Cathleen Mann was born in Newcastle upon Tyne on 31 December 1896 to the Scottish portrait painter Harrington Mann, the second of his three daughters. Her mother was the portraitist and interior director Florence Sabine Pasley. Harrington Mann gave Cathleen painting lessons in his London studio, as did the portrait painter Ethel Walker. Walker continued to tutor Mann even while Cathleen was studying at Slade School of Fine Art in London. Walker remained an influence on Mann and the two often exhibited in the same group exhibitions. Mann's art career was put on hold owing to the First World War, when she worked with an ambulance unit. 

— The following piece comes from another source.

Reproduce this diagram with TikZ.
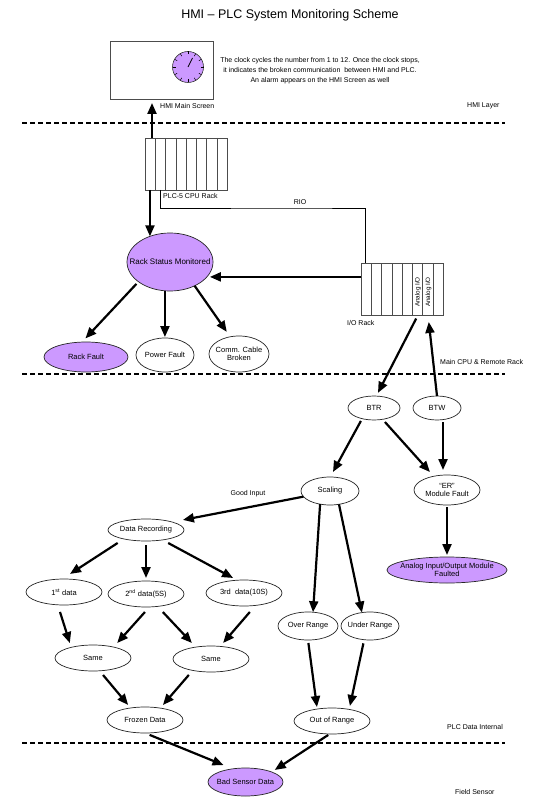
\documentclass[tikz,border=0pt]{standalone}
\usepackage{fontspec}
\setmainfont{Liberation Sans}
\usetikzlibrary{arrows.meta,shapes.geometric,calc}
\definecolor{lilac}{RGB}{204,153,255}
\newcommand\ellnode[7]{%
  \node[ell,#1,minimum width=#5pt,minimum height=#6pt] (#2) at (#3,#4) {};
  \node[etxt] (#2-t) at (#2) {#7};}
\begin{document}
\begin{tikzpicture}[x=1pt,y=-1pt,
  arr/.style={line width=2.2pt,-{Triangle[length=11pt,width=9pt]}},
  ell/.style={ellipse,draw=black!85,line width=0.7pt,inner sep=0pt,outer sep=0pt},
  etxt/.style={font=\fontsize{7.5}{8.5}\selectfont,align=center,inner sep=0pt},
  lbl/.style={font=\fontsize{7}{8}\selectfont,inner sep=0pt},
  sep/.style={line width=1.5pt,dash pattern=on 5pt off 3pt},
  rack/.style={draw=black!70,line width=0.6pt,inner sep=0pt,outer sep=0pt,minimum width=82pt,minimum height=52pt},
  slot/.style={draw=black!70,line width=0.5pt}]
\useasboundingbox[fill=white] (0,0) rectangle (535,799);

% title
\node[font=\fontsize{12.5}{14}\selectfont] (title) at (290,15) {HMI – PLC System Monitoring Scheme};

% HMI screen with clock
\node[rack,minimum width=103pt,minimum height=58pt] (hmi) at (161.5,70) {};
\node[circle,draw=black!80,fill=lilac,minimum size=31pt,inner sep=0pt,outer sep=0pt,line width=0.6pt] (clk) at (188,67) {};
\foreach \a in {0,30,...,330}
  \draw[line width=0.5pt] ($(clk.center)+(\a:15.5)$) -- ($(clk.center)+(\a:12.5)$);
\draw[line width=0.7pt] (clk.center) -- ++(4.5,-9);
\node[lbl,align=center,font=\fontsize{7}{10}\selectfont] (note) at (320,71)
  {The clock cycles the number from 1 to 12. Once the clock stops,\\
   it indicates the broken communication \ between HMI and PLC.\\
   An alarm appears on the HMI Screen as well};
\node[lbl,anchor=west] (hmiL) at (160,106) {HMI Main Screen};
\node[lbl,anchor=west] (layer1) at (467,106) {HMI Layer};

% separators
\draw[sep] (22,123) -- (505,123);
\draw[sep] (22,374) -- (505,374);
\draw[sep] (22,743) -- (505,743);

% PLC rack
\node[rack] (plc) at (186,164) {};
\foreach \i in {1,...,7}
  \draw[slot] ([xshift=\i*10.25pt]plc.north west) -- ([xshift=\i*10.25pt]plc.south west);
\node[lbl,anchor=west] (plcL) at (163,196) {PLC-5 CPU Rack};

% I/O rack
\node[rack] (io) at (402,289) {};
\foreach \i in {1,...,7}
  \draw[slot] ([xshift=\i*10.25pt]io.north west) -- ([xshift=\i*10.25pt]io.south west);
\node[lbl,rotate=90,font=\fontsize{6.3}{7}\selectfont] (an1) at (418,292) {Analog I/O};
\node[lbl,rotate=90,font=\fontsize{6.3}{7}\selectfont] (an2) at (428.5,292) {Analog I/O};
\node[lbl,anchor=west] (ioL) at (347,323) {I/O Rack};

% RIO link
\coordinate (rioc) at (300,208);
\node[lbl] (rio) at (300,202) {RIO};
\draw[line width=0.6pt] ([xshift=15pt]plc.south west) |- (rioc) -| ([xshift=4pt]io.north west);

% layer labels
\node[lbl,anchor=west] (layer2) at (440,362) {Main CPU \& Remote Rack};
\node[lbl,anchor=west] (layer3) at (447,727) {PLC Data Internal};
\node[lbl,anchor=west] (layer4) at (455,792) {Field Sensor};

% ellipses
\ellnode{fill=lilac}{rsm}{170}{262}{86}{58}{\fontsize{8}{9}\selectfont Rack Status Monitored}
\ellnode{fill=lilac}{rf}{86}{357}{84}{30}{Rack Fault}
\ellnode{}{pf}{165}{355}{58}{34}{Power Fault}
\ellnode{}{cc}{239}{354}{60}{36}{Comm. Cable\\Broken}
\ellnode{}{btr}{374}{408}{52}{24}{BTR}
\ellnode{}{btw}{437}{408}{48}{24}{BTW}
\ellnode{}{scl}{330}{491}{58}{28}{Scaling}
\ellnode{}{er}{447}{490}{66}{30}{``ER''\\Module Fault}
\ellnode{fill=lilac}{aio}{447}{570}{120}{26}{Analog Input/Output Module\\Faulted}
\ellnode{}{dr}{146}{530}{76}{22}{Data Recording}
\ellnode{}{d1}{64}{592}{76}{26}{1\textsuperscript{st} data}
\ellnode{}{d2}{146}{594}{76}{26}{2\textsuperscript{nd} data(5S)}
\ellnode{}{d3}{244}{593}{76}{26}{3rd \ data(10S)}
\ellnode{}{s1}{93}{658}{76}{26}{Same}
\ellnode{}{s2}{211}{659}{76}{26}{Same}
\ellnode{}{fz}{145}{720}{76}{26}{Frozen Data}
\ellnode{}{ovr}{308}{626}{60}{28}{Over Range}
\ellnode{}{udr}{370}{626}{58}{28}{Under Range}
\ellnode{}{oor}{332}{721}{76}{26}{Out of Range}
\ellnode{fill=lilac}{bsd}{245.5}{782}{75}{28}{Bad Sensor Data}

\node[lbl] (good) at (248,494) {Good Input};

% connectors
\draw[arr,shorten >=4pt] ([xshift=-34pt]plc.north) -- ([xshift=-34pt]plc.north |- hmi.south);
\draw[arr] (rsm.128 |- plc.south) -- (rsm.128);
\draw[arr,shorten >=3pt] (io.west |- rsm.338) -- (rsm.338);
\draw[arr,shorten <=3pt,shorten >=5pt] (rsm.212) -- (rf.105);
\draw[arr,shorten >=1pt] (rsm.260) -- (rsm.260 |- pf.north);
\draw[arr,shorten >=6pt] (rsm.316) -- (cc.117);
\draw[arr,shorten <=4pt,shorten >=3.6pt] ([xshift=16pt]io.south) -- (btr.79);
\draw[arr,shorten >=7pt] (btw.north) -- ([xshift=26pt]io.south);
\draw[arr,shorten <=2.6pt,shorten >=5.7pt] (btr.222) -- (scl.89);
\draw[arr,shorten <=3.6pt,shorten >=5.7pt] (btr.307) -- (er.134);
\draw[arr,shorten <=2pt,shorten >=5pt] ([xshift=6pt]btw.south) -- ([xshift=6pt]btw.south |- er.north);
\draw[arr,shorten <=2pt,shorten >=2pt] (er.south) -- (aio.north);
\draw[arr,shorten >=11pt] (scl.192) -- (dr.17);
\draw[arr,shorten <=7.4pt,shorten >=9.3pt] (dr.202) -- (d1.98);
\draw[arr,shorten <=4pt,shorten >=3pt] (dr.south) -- (d2.north);
\draw[arr,shorten <=6.5pt,shorten >=4.7pt] (dr.329) -- (d3.118);
\draw[arr,shorten <=7.5pt,shorten >=4.5pt] (d1.244) -- (s1.154);
\draw[arr,shorten <=6.8pt,shorten >=5.4pt] (d2.285) -- (s1.28);
\draw[arr,shorten <=7.7pt,shorten >=5.6pt] (d2.313) -- (s2.142);
\draw[arr,shorten <=8.7pt,shorten >=4.5pt] (d3.313) -- (s2.54);
\draw[arr,shorten <=5.5pt,shorten >=3.9pt] (s1.297) -- (fz.140);
\draw[arr,shorten <=6pt,shorten >=4.1pt] (s2.212) -- (fz.38);
\draw[arr] (scl.233) -- (ovr.70);
\draw[arr] (scl.304) -- (udr.121);
\draw[arr,shorten <=3pt,shorten >=2pt] (ovr.south) -- (oor.141);
\draw[arr,shorten <=3.7pt,shorten >=3.5pt] (udr.247) -- (oor.34);
\draw[arr,shorten <=5pt,shorten >=10pt] (fz.south) -- (bsd.134);
\draw[arr,shorten <=1.8pt,shorten >=3.7pt] (oor.260) -- (bsd.21);
\end{tikzpicture}
\end{document}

By 1924 Mann had two portraits in the Royal Academy, and exhibited there regularly from 1930. Her work was displayed at the Victoria and Albert Museum, the Musée du Luxembourg, and the Royal Glasgow Institute of the Fine Arts. Two of her portraits hang in the National Portrait Gallery: Sir Matthew Smith and Sir Eduardo Paolozzi (both oil on canvas, 1952). Mann eventually became a member of the Royal Institute of Oil Painters and the Royal Society of Portrait Painters.
During the 1930s Mann also engaged in costume design for British films.[6] Her work included The Iron Duke (1935) starring George Arliss and Things to Come (1937) starring Raymond Massey. Mann donated some of her costume design drawings to the Victoria & Albert Museum, where they are on display.